Enhanced specificity of HPV16 E6E7 siRNA by RNA-DNA chimera modification

• Published in: Cancer gene therapy Vol. 18; no. 8; pp. 587 - 597
• Main Authors: Yamato, K, Egawa, N, Endo, S, Ui-Tei, K, Yamada, T, Saigo, K, Hyodo, I, Kiyono, T, Nakagawa, I
• Format: Journal Article
• Language: English
• Published: New York Nature Publishing Group US 01.08.2011; Nature Publishing Group
• Subjects: 631/1647/1513/1967; 692/699/67/1517/1371; Biomedical and Life Sciences; Biomedicine; Care and treatment; Cell Line, Tumor; Cervical cancer; Cervix; Chimera - genetics; Cytotoxicity; Deoxyribonucleic acid; DNA; DNA, Viral - genetics; Gene Expression; Gene silencing; Gene Therapy; Genetic aspects; HeLa Cells; Human papillomavirus; Human papillomavirus 16; Human papillomavirus 16 - genetics; Humans; Keratinocytes; Nucleotides; Oncogene Proteins, Viral - genetics; Oncogene Proteins, Viral - metabolism; original-article; Papillomavirus E7 Proteins - genetics; Papillomavirus E7 Proteins - metabolism; Papillomavirus infections; Prevention; Repressor Proteins - genetics; Repressor Proteins - metabolism; RNA Interference; RNA modification; RNA, Small Interfering - genetics; RNA, Viral - genetics; siRNA; Transfection; Japan; off-target effect; cervical cancer; siRNA therapy; HPV16
• ISSN: 0929-1903; 1476-5500
• DOI: 10.1038/cgt.2011.28

Although efforts have been made to develop new drugs for infectious and neoplastic diseases utilizing synthetic small interfering RNA(siRNAs), those intrinsically have undesirable effects, including silencing of unintended genes (off-target effect) and nonspecific cytotoxicity.
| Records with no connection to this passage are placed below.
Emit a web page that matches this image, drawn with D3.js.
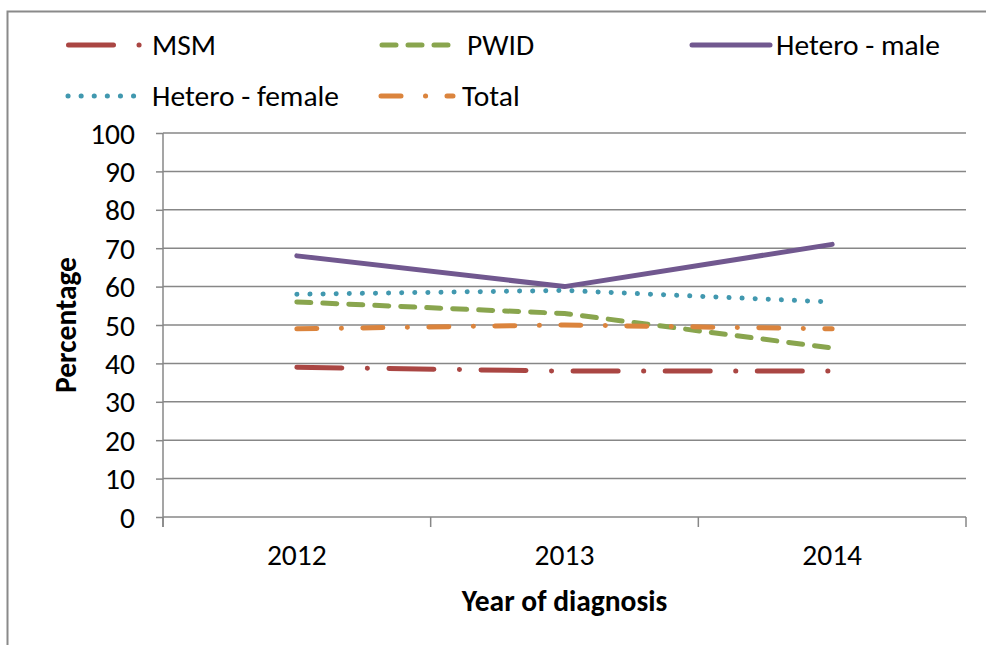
<!DOCTYPE html>
<html>
<head>
<meta charset="utf-8">
<script src="https://cdn.jsdelivr.net/npm/d3@7"></script>
<style>
  body { margin: 0; background: #fff; }
  svg text { font-family: Carlito, Calibri, Lato, "Open Sans", sans-serif; fill: #000; }
</style>
</head>
<body>
<div id="chart"></div>
<script>
// HIV diagnoses by exposure group, percentage per year

var years = ["2012", "2013", "2014"];
var yTicks = [0, 10, 20, 30, 40, 50, 60, 70, 80, 90, 100];

var seriesNames = ["MSM", "PWID", "Hetero - male", "Hetero - female", "Total"];
var msm = [39, 38, 38];
var pwid = [56, 53, 44];
var heteroMale = [68, 60, 71];
var heteroFemale = [58, 59, 56];
var total = [49, 50, 49];

var param = {
  width: 986, height: 645,
  left: 163, right: 966, top: 133, bottom: 517,
  lineW: 5,
  font: "29.5px"
};

var styles = {
  "MSM": { color: "#AA4643", dash: "45,25.5,0.1,21.5" },
  "PWID": { color: "#89A54E", dash: "14,12" },
  "Hetero - male": { color: "#71588F", dash: null },
  "Hetero - female": { color: "#4198AF", dash: "0.1,13" },
  "Total": { color: "#DB843D", dash: "20,24.5,0.1,21.4" }
};

var seriesValues = [msm, pwid, heteroMale, heteroFemale, total];
var series = seriesNames.map(function(n, i){ return { name: n, values: seriesValues[i] }; });

var svg = d3.select("#chart").append("svg")
    .attr("width", param.width)
    .attr("height", param.height);

// outer frame
svg.append("rect")
  .attr("x", 7.5).attr("y", 11.5)
  .attr("width", 1100).attr("height", 800)
  .attr("fill", "none").attr("stroke", "#8a8a8a").attr("stroke-width", 2);

var x = d3.scaleBand().domain(years).range([param.left, param.right]);
var y = d3.scaleLinear().domain([0, 100]).range([param.bottom, param.top]);

// gridlines
svg.append("g")
  .selectAll("line").data(yTicks.slice(1)).enter().append("line")
  .attr("x1", param.left).attr("x2", param.right)
  .attr("y1", function(d){ return y(d); }).attr("y2", function(d){ return y(d); })
  .attr("stroke", "#878787").attr("stroke-width", 1.5);

// y axis
var yAxis = svg.append("g")
  .attr("transform", "translate(" + param.left + ",0)")
  .call(d3.axisLeft(y).tickValues(yTicks).tickSize(7).tickPadding(21));
yAxis.select(".domain").remove();
yAxis.selectAll(".tick line").attr("stroke", "#878787").attr("stroke-width", 1.5);
yAxis.selectAll("text").style("font-size", param.font).attr("dy", "0.34em");
svg.append("line")
  .attr("x1", param.left).attr("x2", param.left)
  .attr("y1", param.top).attr("y2", param.bottom + 10)
  .attr("stroke", "#878787").attr("stroke-width", 1.5);

// x axis
svg.append("line")
  .attr("x1", param.left).attr("x2", param.right)
  .attr("y1", param.bottom).attr("y2", param.bottom)
  .attr("stroke", "#878787").attr("stroke-width", 1.5);
var bounds = years.map(function(d){ return x(d); }).concat([param.right]);
svg.append("g").selectAll("line").data(bounds).enter().append("line")
  .attr("x1", function(d){ return d; }).attr("x2", function(d){ return d; })
  .attr("y1", param.bottom).attr("y2", param.bottom + 10)
  .attr("stroke", "#878787").attr("stroke-width", 1.5);
svg.append("g").selectAll("text").data(years).enter().append("text")
  .attr("x", function(d){ return x(d) + x.bandwidth() / 2; })
  .attr("y", 565)
  .attr("text-anchor", "middle")
  .style("font-size", param.font)
  .text(function(d){ return d; });

// axis titles
svg.append("text")
  .attr("x", (param.left + param.right) / 2).attr("y", 611)
  .attr("text-anchor", "middle")
  .style("font-size", param.font).style("font-weight", "bold")
  .text("Year of diagnosis");
svg.append("text")
  .attr("transform", "translate(76," + (param.top + param.bottom) / 2 + ") rotate(-90)")
  .attr("text-anchor", "middle")
  .style("font-size", param.font).style("font-weight", "bold")
  .text("Percentage");

// lines
var line = d3.line()
  .x(function(d, i){ return x(years[i]) + x.bandwidth() / 2; })
  .y(function(d){ return y(d); });

svg.append("g").selectAll("path").data(series).enter().append("path")
  .attr("d", function(d){ return line(d.values); })
  .attr("fill", "none")
  .attr("stroke", function(d){ return styles[d.name].color; })
  .attr("stroke-width", param.lineW)
  .attr("stroke-linecap", "round")
  .attr("stroke-linejoin", "round")
  .attr("stroke-dasharray", function(d){ return styles[d.name].dash; });

// legend
var legendPos = [
  { x: 68.5, y: 45, len: 72, tx: 152 },
  { x: 382, y: 45, len: 66, tx: 467 },
  { x: 692, y: 45, len: 78, tx: 776 },
  { x: 68, y: 96, len: 66, tx: 152 },
  { x: 381, y: 96, len: 72, tx: 462 }
];
var legend = svg.append("g").selectAll("g").data(series).enter().append("g");
legend.append("line")
  .attr("x1", function(d, i){ return legendPos[i].x; })
  .attr("x2", function(d, i){ return legendPos[i].x + legendPos[i].len; })
  .attr("y1", function(d, i){ return legendPos[i].y; })
  .attr("y2", function(d, i){ return legendPos[i].y; })
  .attr("stroke", function(d){ return styles[d.name].color; })
  .attr("stroke-width", param.lineW)
  .attr("stroke-linecap", "round")
  .attr("stroke-dasharray", function(d){ return styles[d.name].dash; });
legend.append("text")
  .attr("x", function(d, i){ return legendPos[i].tx; })
  .attr("y", function(d, i){ return legendPos[i].y + 10; })
  .style("font-size", param.font)
  .text(function(d){ return d.name; });
</script>
</body>
</html>
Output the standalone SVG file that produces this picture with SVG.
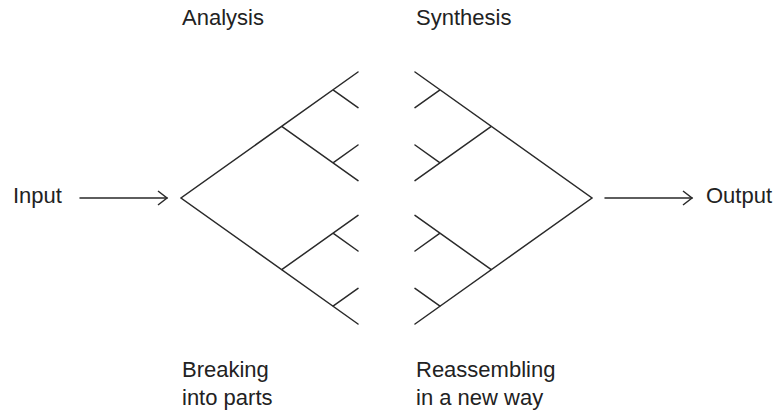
<svg xmlns="http://www.w3.org/2000/svg" width="781" height="412" viewBox="0 0 781 412">
<style>
.t{font-family:"Liberation Sans",Arial,sans-serif;font-size:22px;fill:#222}
.ln{fill:none;stroke:#2a2a2a;stroke-width:1.5;stroke-linecap:round;stroke-linejoin:miter}
</style>
<defs>
<marker id="ah" markerWidth="12" markerHeight="18" refX="10" refY="8" orient="auto" markerUnits="userSpaceOnUse">
<path d="M1,1 L10,8 L1,15" fill="none" stroke="#2a2a2a" stroke-width="1.5"/>
</marker>
</defs>
<rect width="781" height="412" fill="#fff"/>
<g id="input"><text class="t" x="13" y="203">Input</text></g>
<g id="output"><text class="t" x="706" y="203">Output</text></g>
<g id="analysis">
<text class="t" x="182" y="25">Analysis</text>
<path class="ln" d="M358,72 L181,198 L358,324 M281.7,126.3 L358,180.6 M281.7,269.7 L358,215.4 M333,89.8 L358,107.6 M333,162.8 L358,145 M333,233.2 L358,251 M333,306.2 L358,288.4"/>
<text class="t" x="182" y="377">Breaking</text>
<text class="t" x="182" y="405">into parts</text>
</g>
<g id="synthesis">
<text class="t" x="416" y="25">Synthesis</text>
<path class="ln" d="M415,72 L592,198 L415,324 M491.3,126.3 L415,180.6 M491.3,269.7 L415,215.4 M440,89.8 L415,107.6 M440,162.8 L415,145 M440,233.2 L415,251 M440,306.2 L415,288.4"/>
<text class="t" x="416" y="377">Reassembling</text>
<text class="t" x="416" y="405">in a new way</text>
</g>
<g id="connectors">
<line class="ln" x1="80" y1="198" x2="167" y2="198" marker-end="url(#ah)"/>
<line class="ln" x1="605" y1="198" x2="692" y2="198" marker-end="url(#ah)"/>
</g>
</svg>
Off-target effects can be avoided by DNA substitution in the guide strand (GS) seed region of nucleotide positions 1–8 and its complementary part of the passenger strand plus the 3′ overhang, which is designated as a double-strand RNA–DNA chimera (dsRDC). In this study, we found that the specificity of potent siRNAs targeting human papillomavirus 16 (HPV16) E6 and E7 oncogenes, which we previously reported, could be enhanced by short dsRDC modification (first six nucleotides from the 5′ end of the GS and its complementary nucleotides of the passenger strand). Such dsRDC modification reduced nonspecific cytotoxicity in two of three siRNAs (497 and 752), although not in the other (573), which correlated with their off-target effects. In addition, silencing activity was marginally impaired in two dsRDCs (497 and 573) and moderately in one (752). Finally, dsRDC-497 induced E6E7-specific growth suppression of cervical cancer cells as well as E6E7-immortalized human keratinocytes. Our results show that dsRDC modification enhances the specificity of E6E7 siRNA, which is required for use in in vivo settings.